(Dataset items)

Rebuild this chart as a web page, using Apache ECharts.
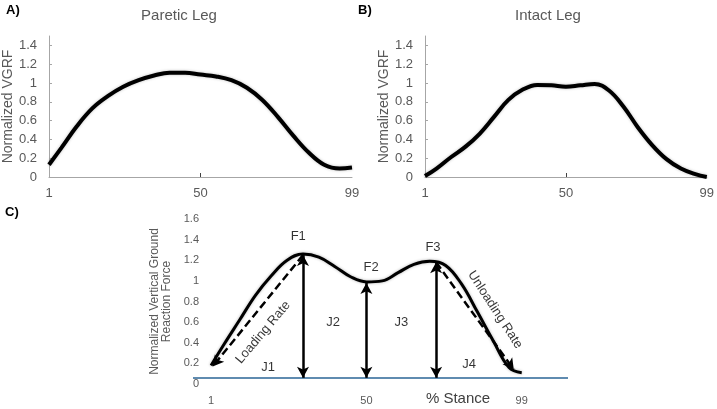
<!DOCTYPE html>
<html>
<head>
<meta charset="utf-8">
<script src="https://cdn.jsdelivr.net/npm/echarts@6/dist/echarts.min.js"></script>
<style>
  html, body { margin: 0; padding: 0; background: #fff; }
  #main { width: 717px; height: 409px; }
</style>
</head>
<body>
<div id="main"></div>
<script>
// % stance sample points (shared by all three panels)
var stance = [1, 5, 10, 15, 20, 25, 30, 35, 40, 45, 50, 55, 60, 65, 70, 75, 80, 85, 90, 95, 99];
// A) paretic leg, normalized VGRF
var paretic = [0.13, 0.31, 0.54, 0.73, 0.86, 0.96, 1.03, 1.08, 1.11, 1.11, 1.09, 1.07, 1.03, 0.95, 0.82, 0.64, 0.44, 0.26, 0.13, 0.09, 0.10];
// B) intact leg
var intact = [0.01, 0.09, 0.21, 0.32, 0.46, 0.64, 0.82, 0.93, 0.98, 0.975, 0.96, 0.975, 0.99, 0.92, 0.75, 0.53, 0.34, 0.19, 0.09, 0.03, 0.00];
// C) schematic curve
var schematic = [0.18, 0.38, 0.62, 0.86, 1.05, 1.20, 1.26, 1.23, 1.14, 1.04, 0.99, 1.00, 1.08, 1.16, 1.19, 1.15, 0.97, 0.70, 0.42, 0.16, 0.11];

var xTicks = [1, 50, 99];
var yTicksAB = [0, 0.2, 0.4, 0.6, 0.8, 1, 1.2, 1.4];

// C) peaks F1, F2, F3 and the baseline the arrows stand on
var peakX = [30, 50, 72];
var peakY = [1.25, 0.98, 1.18];
var baseline = 0.06;
var loadingFrom = [30, 1.25], loadingTo = [1.5, 0.17];
var unloadingFrom = [72, 1.18], unloadingTo = [96.5, 0.14];

var gray = '#595959';
var axisGray = '#a6a6a6';

function pairs(xs, ys) {
  return xs.map(function (x, i) { return [x, ys[i]]; });
}

// text notes on panel C
var notes = [
  { t: 'F1', c: [28.5, 1.43] },
  { t: 'F2', c: [51.5, 1.13] },
  { t: 'F3', c: [71, 1.32] },
  { t: 'J1', c: [19, 0.165] },
  { t: 'J2', c: [39.5, 0.6] },
  { t: 'J3', c: [61, 0.6] },
  { t: 'J4', c: [82.4, 0.19] },
  { t: 'Loading Rate', c: [17.4, 0.5], r: 50 },
  { t: 'Unloading Rate', c: [90.6, 0.72], r: -57 }
];

function abX(g) {
  return {
    type: 'value', gridIndex: g, min: 1, max: 99,
    axisLine: { lineStyle: { color: axisGray } },
    axisTick: { inside: true, length: 4, customValues: [50], lineStyle: { color: '#404040' } },
    axisLabel: { customValues: xTicks, color: gray, fontSize: 13, margin: 10 },
    splitLine: { show: false }
  };
}
function abY(g) {
  return {
    type: 'value', gridIndex: g, min: 0, max: 1.5,
    axisLine: { show: true, lineStyle: { color: axisGray } },
    axisTick: { show: true, inside: true, length: 3, customValues: yTicksAB, lineStyle: { color: axisGray } },
    axisLabel: { customValues: yTicksAB, color: gray, fontSize: 13, margin: 12 },
    splitLine: { show: false },
    name: 'Normalized VGRF', nameLocation: 'middle', nameGap: 28,
    nameTextStyle: { color: gray, fontSize: 14 }
  };
}

var chart = echarts.init(document.getElementById('main'));
chart.setOption({
  animation: false,
  title: [
    { text: 'A)', left: 6, top: 4, padding: 0, textStyle: { fontSize: 13, fontWeight: 'bold', color: '#000' } },
    { text: 'Paretic Leg', left: 179, top: 8, padding: 0, textAlign: 'center', textStyle: { fontSize: 15, fontWeight: 'normal', color: gray } },
    { text: 'B)', left: 358, top: 4, padding: 0, textStyle: { fontSize: 13, fontWeight: 'bold', color: '#000' } },
    { text: 'Intact Leg', left: 548, top: 8, padding: 0, textAlign: 'center', textStyle: { fontSize: 15, fontWeight: 'normal', color: gray } },
    { text: 'C)', left: 5, top: 206, padding: 0, textStyle: { fontSize: 13, fontWeight: 'bold', color: '#000' } },
    { text: '% Stance', left: 458, top: 391, padding: 0, textAlign: 'center', textStyle: { fontSize: 15, fontWeight: 'normal', color: '#404040' } }
  ],
  grid: [
    { left: 49, top: 36, width: 303, height: 141 },
    { left: 425, top: 36, width: 285, height: 141 },
    { left: 193, top: 219, width: 375, height: 165 }
  ],
  xAxis: [
    abX(0),
    abX(1),
    {
      type: 'value', gridIndex: 2, min: -4.7, max: 113.6,
      axisLine: { show: false }, axisTick: { show: false },
      axisLabel: { customValues: xTicks, color: gray, fontSize: 11, margin: 11 },
      splitLine: { show: false }
    }
  ],
  yAxis: [
    abY(0),
    abY(1),
    {
      type: 'value', gridIndex: 2, min: 0, max: 1.6, interval: 0.2,
      axisLine: { show: false }, axisTick: { show: false },
      axisLabel: { color: gray, fontSize: 11, margin: -6 },
      splitLine: { show: false },
      name: 'Normalized Vertical Ground\nReaction Force', nameLocation: 'middle', nameGap: 17,
      nameTextStyle: { color: gray, fontSize: 12, lineHeight: 12 }
    }
  ],
  series: [
    {
      type: 'line', xAxisIndex: 0, yAxisIndex: 0, data: pairs(stance, paretic),
      smooth: 0.4, showSymbol: false,
      lineStyle: { color: '#000', width: 4, shadowColor: 'rgba(0,0,0,0.25)', shadowBlur: 3 }
    },
    {
      type: 'line', xAxisIndex: 1, yAxisIndex: 1, data: pairs(stance, intact),
      smooth: 0.4, showSymbol: false,
      lineStyle: { color: '#000', width: 4, shadowColor: 'rgba(0,0,0,0.25)', shadowBlur: 3 }
    },
    {
      // baseline
      type: 'line', xAxisIndex: 2, yAxisIndex: 2, data: [],
      markLine: {
        silent: true, symbol: 'none', label: { show: false },
        lineStyle: { color: '#2a6496', width: 1.5, type: 'solid' },
        data: [{ yAxis: baseline }]
      }
    },
    {
      type: 'line', xAxisIndex: 2, yAxisIndex: 2, data: pairs(stance, schematic),
      smooth: 0.4, showSymbol: false, z: 3,
      lineStyle: { color: '#000', width: 3, shadowColor: 'rgba(0,0,0,0.3)', shadowBlur: 3 }
    },
    {
      // F1/F2/F3 double arrows
      type: 'line', xAxisIndex: 2, yAxisIndex: 2, data: [], z: 4,
      markLine: {
        silent: true, symbol: ['arrow', 'arrow'], symbolSize: [9, 11], label: { show: false },
        lineStyle: { color: '#000', width: 2.5, type: 'solid' },
        data: peakX.map(function (x, i) {
          return [{ coord: [x, baseline] }, { coord: [x, peakY[i]] }];
        })
      }
    },
    {
      // loading / unloading rate
      type: 'line', xAxisIndex: 2, yAxisIndex: 2, data: [], z: 4,
      markLine: {
        silent: true, symbol: ['none', 'arrow'], symbolSize: [9, 11], label: { show: false },
        lineStyle: { color: '#000', width: 2.5, type: [8, 4] },
        data: [
          [{ coord: loadingFrom }, { coord: loadingTo }],
          [{ coord: unloadingFrom }, { coord: unloadingTo }]
        ]
      }
    },
    {
      type: 'scatter', xAxisIndex: 2, yAxisIndex: 2, symbolSize: 0, silent: true, z: 5,
      label: {
        show: true, position: 'inside', color: '#000', fontSize: 13,
        formatter: function (p) { return p.data.name; }
      },
      data: notes.map(function (n) {
        return { name: n.t, value: n.c, label: { rotate: n.r || 0 } };
      })
    }
  ]
});
</script>
</body>
</html>
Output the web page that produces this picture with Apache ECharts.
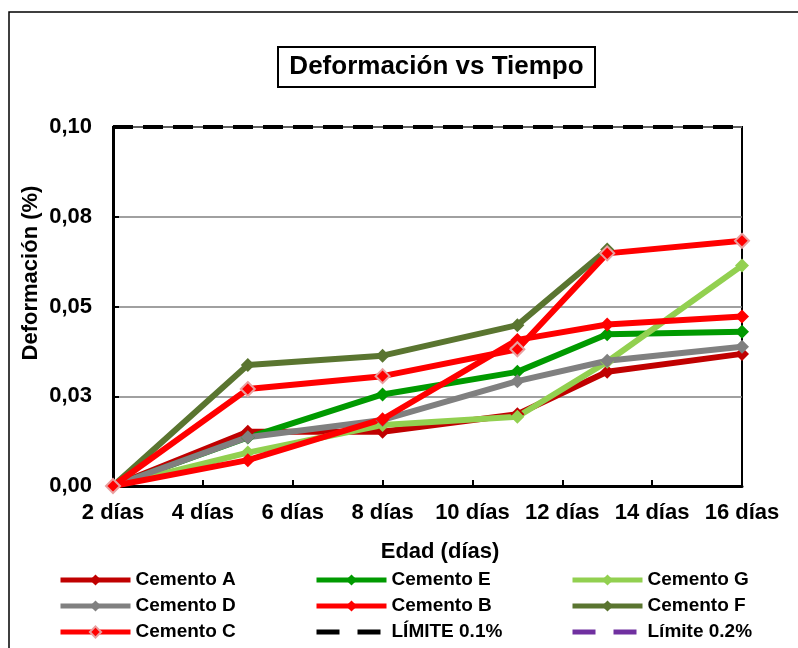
<!DOCTYPE html>
<html>
<head>
<meta charset="utf-8">
<script src="https://cdn.jsdelivr.net/npm/echarts@6/dist/echarts.min.js"></script>
<style>
html,body{margin:0;padding:0;background:#fff;}
#chart{width:798px;height:648px;}
</style>
</head>
<body>
<div id="chart"></div>
<script>
// Data
const days = [2, 5, 8, 11, 13, 16];
const cementoA = [0, 0.0151, 0.0151, 0.0200, 0.0318, 0.0368];
const cementoE = [0, 0.0135, 0.0255, 0.0318, 0.0423, 0.0430];
const cementoG = [0, 0.0093, 0.0170, 0.0193, 0.0346, 0.0614];
const cementoD = [0, 0.0136, 0.0184, 0.0292, 0.0349, 0.0388];
const cementoB = [0, 0.0072, 0.0186, 0.0407, 0.0450, 0.0472];
const cementoF = [0, 0.0337, 0.0363, 0.0448, 0.0659, null];
const cementoC = [0, 0.0270, 0.0306, 0.0381, 0.0648, 0.0683];
const limite01 = [0.10, 0.10];
const limite02 = [0.20, 0.20];
const limiteDays = [2, 16];
const yTickLabels = ['0,00', '0,03', '0,05', '0,08', '0,10'];
const xSuffix = ' días';

const FONT = '"Liberation Sans", Arial, sans-serif';
function pairs(xs, ys) { return xs.map((x, i) => [x, ys[i]]); }

function cem(name, ys, color, extra) {
  return Object.assign({
    name: name,
    type: 'line',
    data: pairs(days, ys),
    symbol: 'diamond',
    symbolSize: 14,
    connectNulls: false,
    lineStyle: { color: color, width: 6 },
    itemStyle: { color: color },
    emphasis: { disabled: true },
    animation: false
  }, extra || {});
}

const chart = echarts.init(document.getElementById('chart'), null, { renderer: 'canvas' });
const legendBase = {
  orient: 'vertical',
  itemWidth: 70,
  itemHeight: 14,
  itemGap: 6,
  height: 200,
  padding: 0,
  lineStyle: { width: 5 },
  textStyle: { fontFamily: FONT, fontWeight: 'bold', fontSize: 19, color: '#000', lineHeight: 20 },
  selectedMode: false
};
const dashedLegend = name => ({ name: name, itemStyle: { opacity: 0 }, lineStyle: { type: [23, 18], width: 5 } });

chart.setOption({
  backgroundColor: '#fff',
  animation: false,
  grid: { left: 113, right: 56, top: 127, bottom: 162, show: true, borderColor: '#000', borderWidth: 2, containLabel: false },
  graphic: [
    { type: 'rect', shape: { x: 9, y: 12, width: 800, height: 700 }, style: { fill: 'none', stroke: '#000', lineWidth: 1.5 }, z: 100 },
    { type: 'rect', shape: { x: 278, y: 47, width: 317, height: 40 }, style: { fill: '#fff', stroke: '#000', lineWidth: 2 }, z: 100 },
    { type: 'text', x: 436.5, y: 67, style: { text: 'Deformación vs Tiempo', font: 'bold 26px ' + FONT, fill: '#000', textAlign: 'center', textVerticalAlign: 'middle' }, z: 101 },
    { type: 'text', x: 440, y: 552, style: { text: 'Edad (días)', font: 'bold 22px ' + FONT, fill: '#000', textAlign: 'center', textVerticalAlign: 'middle' }, z: 101 },
    { type: 'text', x: 31, y: 273, rotation: Math.PI / 2, style: { text: 'Deformación (%)', font: 'bold 22px ' + FONT, fill: '#000', textAlign: 'center', textVerticalAlign: 'middle' }, z: 101 }
  ],
  legend: [
    Object.assign({ left: 58, top: 570, data: ['Cemento A', 'Cemento D', 'Cemento C'] }, legendBase),
    Object.assign({ left: 314, top: 570, data: ['Cemento E', 'Cemento B', dashedLegend('LÍMITE 0.1%')] }, legendBase),
    Object.assign({ left: 570, top: 570, data: ['Cemento G', 'Cemento F', dashedLegend('Límite 0.2%')] }, legendBase)
  ],
  xAxis: {
    type: 'value',
    min: 2, max: 16, interval: 2,
    axisLine: { show: true, lineStyle: { color: '#000', width: 3 } },
    axisTick: { show: true, inside: true, length: 6, lineStyle: { color: '#000', width: 2 } },
    axisLabel: { formatter: v => v + xSuffix, fontFamily: FONT, fontWeight: 'bold', fontSize: 22, color: '#000', margin: 16 },
    splitLine: { show: false }
  },
  yAxis: {
    type: 'value',
    min: 0, max: 0.1, interval: 0.025,
    axisLine: { show: true, lineStyle: { color: '#000', width: 3 } },
    axisTick: { show: true, inside: true, length: 6, lineStyle: { color: '#000', width: 2 } },
    axisLabel: { formatter: v => yTickLabels[Math.round(v / 0.025)], fontFamily: FONT, fontWeight: 'bold', fontSize: 22, color: '#000', margin: 21 },
    splitLine: { show: true, lineStyle: { color: '#808080', width: 1.5 } }
  },
  series: [
    cem('Cemento A', cementoA, '#C00000'),
    cem('Cemento E', cementoE, '#009A00'),
    cem('Cemento G', cementoG, '#92D050'),
    cem('Cemento D', cementoD, '#808080'),
    cem('Cemento B', cementoB, '#FF0000'),
    cem('Cemento F', cementoF, '#5A7530'),
    cem('Cemento C', cementoC, '#FF0000', { itemStyle: { color: '#FF0000', borderColor: '#E8A0A0', borderWidth: 2 } }),
    {
      name: 'LÍMITE 0.1%', type: 'line', data: pairs(limiteDays, limite01), symbol: 'none',
      lineStyle: { color: '#000', width: 4, type: [20, 10] }, itemStyle: { color: '#000' }, z: 5, animation: false
    },
    {
      name: 'Límite 0.2%', type: 'line', data: pairs(limiteDays, limite02), symbol: 'none',
      lineStyle: { color: '#7030A0', width: 5, type: [20, 10] }, itemStyle: { color: '#7030A0' }, animation: false
    }
  ]
});
</script>
</body>
</html>
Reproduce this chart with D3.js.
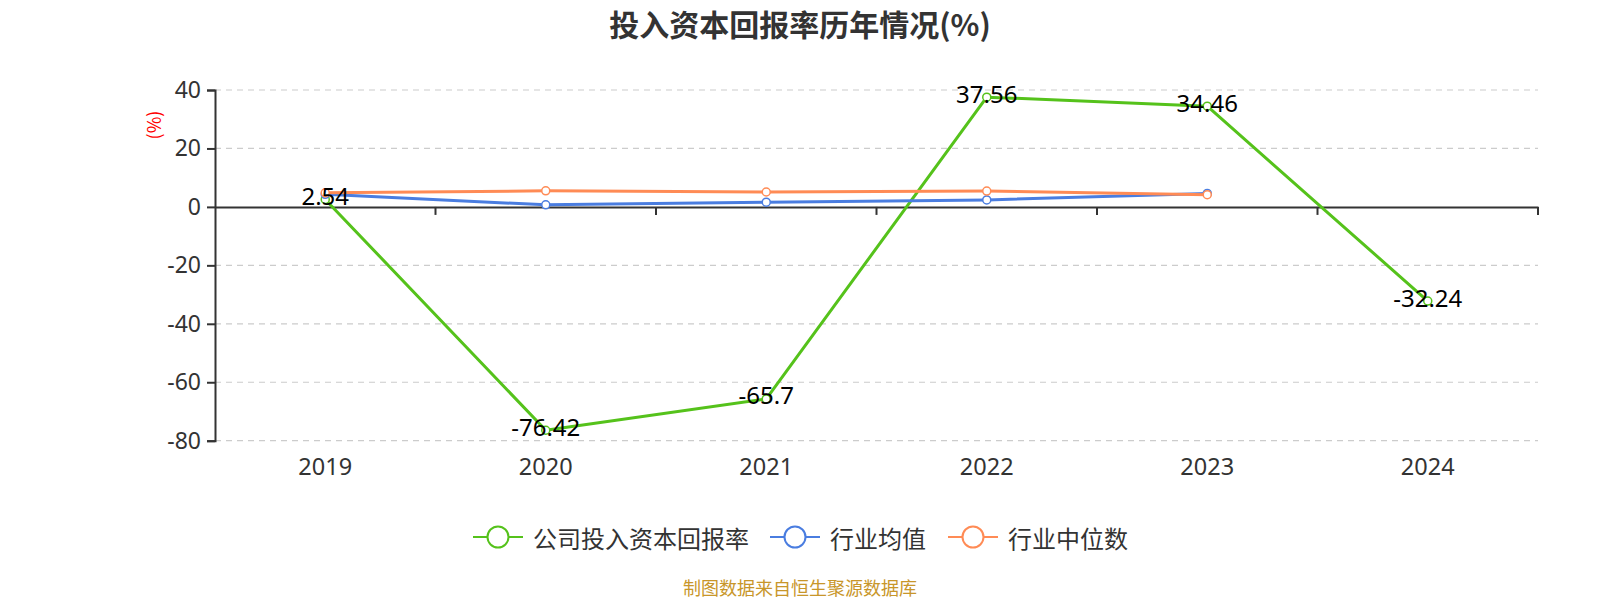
<!DOCTYPE html>
<html><head><meta charset="utf-8">
<script src="https://cdn.jsdelivr.net/npm/d3@7/dist/d3.min.js"></script>
<style>body{margin:0;background:#fff;} svg{display:block;font-family:"Noto Sans CJK SC","Noto Sans",sans-serif;}</style>
</head><body>
<svg id="chart" width="1600" height="600"></svg>
<script>
const years = ["2019","2020","2021","2022","2023","2024"];
const companyROIC = [2.54, -76.42, -65.7, 37.56, 34.46, -32.24];
const industryAvg = [4.3, 0.7, 1.6, 2.4, 4.6];
const industryMedian = [4.8, 5.5, 5.1, 5.4, 4.2];
const yTicks = [40, 20, 0, -20, -40, -60, -80];
const seriesNames = ["公司投入资本回报率", "行业均值", "行业中位数"];
const colors = ["#55c21b", "#4a7de0", "#ff8b55"];

const svg = d3.select("#chart");
const pLeft = 215, pRight = 1538, pTop = 90, pBottom = 440.7;
const x = d3.scaleBand().domain(years).range([pLeft, pRight]);
const y = d3.scaleLinear().domain([-80, 40]).range([pBottom, pTop]);

// title
svg.append("text").attr("x", 800).attr("y", 23).attr("text-anchor", "middle")
  .attr("dominant-baseline", "central").attr("font-size", 30).attr("font-weight", "bold")
  .attr("fill", "#333").text("投入资本回报率历年情况(%)");

// grid
svg.append("g").selectAll("line").data(yTicks.filter(d => d !== 0)).join("line")
  .attr("x1", pLeft).attr("x2", pRight).attr("y1", d => y(d)).attr("y2", d => y(d))
  .attr("stroke", "#ccc").attr("stroke-width", 1.2).attr("stroke-dasharray", "6,5");

// y axis
const yAxis = svg.append("g").attr("transform", `translate(${pLeft},0)`)
  .call(d3.axisLeft(y).tickValues(yTicks).tickSize(8).tickPadding(6).tickFormat(d => String(d)));
yAxis.select(".domain").attr("stroke", "#333").attr("stroke-width", 2);
yAxis.selectAll(".tick line").attr("stroke", "#333").attr("stroke-width", 2);
yAxis.selectAll(".tick text").attr("font-size", 23).attr("fill", "#333")
  .attr("font-family", "'Noto Sans',sans-serif");

// y axis name
svg.append("text").attr("transform", `translate(153,125) rotate(-90)`)
  .attr("text-anchor", "middle").attr("dominant-baseline", "central")
  .attr("font-size", 18).attr("fill", "red").text("(%)");

// x axis at zero
const xAxis = svg.append("g").attr("transform", `translate(0,${y(0)})`)
  .call(d3.axisBottom(x).tickSize(0).tickFormat(""));
xAxis.select(".domain").attr("stroke", "#333").attr("stroke-width", 2);
xAxis.selectAll(".tick").remove();
const bounds = years.map((d) => x(d)).concat([pRight]).slice(1);
svg.append("g").selectAll("line").data(bounds).join("line")
  .attr("x1", d => d).attr("x2", d => d).attr("y1", y(0)).attr("y2", y(0) + 8)
  .attr("stroke", "#333").attr("stroke-width", 2);

// x labels
svg.append("g").selectAll("text").data(years).join("text")
  .attr("x", d => x(d) + x.bandwidth() / 2).attr("y", 466)
  .attr("text-anchor", "middle").attr("dominant-baseline", "central")
  .attr("font-size", 23.5).attr("fill", "#333").attr("font-family", "'Noto Sans',sans-serif")
  .text(d => d);

const cx = (i) => x(years[i]) + x.bandwidth() / 2;
const line = d3.line().x((d, i) => cx(i)).y(d => y(d));

function drawSeries(vals, color) {
  const g = svg.append("g");
  g.append("path").datum(vals).attr("d", line).attr("fill", "none")
    .attr("stroke", color).attr("stroke-width", 3).attr("stroke-linejoin", "round");
  g.selectAll("circle").data(vals).join("circle")
    .attr("cx", (d, i) => cx(i)).attr("cy", d => y(d)).attr("r", 4)
    .attr("fill", "#fff").attr("stroke", color).attr("stroke-width", 1.5);
}
drawSeries(companyROIC, colors[0]);
drawSeries(industryAvg, colors[1]);
drawSeries(industryMedian, colors[2]);

// data labels
svg.append("g").selectAll("text").data(companyROIC).join("text")
  .attr("x", (d, i) => cx(i)).attr("y", d => y(d) - 4)
  .attr("text-anchor", "middle").attr("dominant-baseline", "central")
  .attr("font-size", 24).attr("fill", "#000").attr("font-family", "'Noto Sans',sans-serif")
  .text(d => d);

// legend
const legendItems = [
  {name: seriesNames[0], color: colors[0], x: 473},
  {name: seriesNames[1], color: colors[1], x: 770},
  {name: seriesNames[2], color: colors[2], x: 948}
];
const lg = svg.append("g");
legendItems.forEach(it => {
  const ly = 537;
  lg.append("line").attr("x1", it.x).attr("x2", it.x + 50).attr("y1", ly).attr("y2", ly)
    .attr("stroke", it.color).attr("stroke-width", 2);
  lg.append("circle").attr("cx", it.x + 25).attr("cy", ly).attr("r", 10.5)
    .attr("fill", "#fff").attr("stroke", it.color).attr("stroke-width", 2);
  lg.append("text").attr("x", it.x + 60).attr("y", ly).attr("dominant-baseline", "central")
    .attr("font-size", 24).attr("fill", "#333").text(it.name);
});

// footer
svg.append("text").attr("x", 800).attr("y", 587).attr("text-anchor", "middle")
  .attr("dominant-baseline", "central").attr("font-size", 18).attr("fill", "#c8962a")
  .text("制图数据来自恒生聚源数据库");
</script>
</body></html>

▶ TASK INSTRUCTIONS:
Show every line in the entries where the string "Apache" occurs.

▶ SOLUTION FOR THIS PROBLEM:
Rebuild this chart as a web page, using Apache ECharts.
Output the web page that produces this picture with Apache ECharts.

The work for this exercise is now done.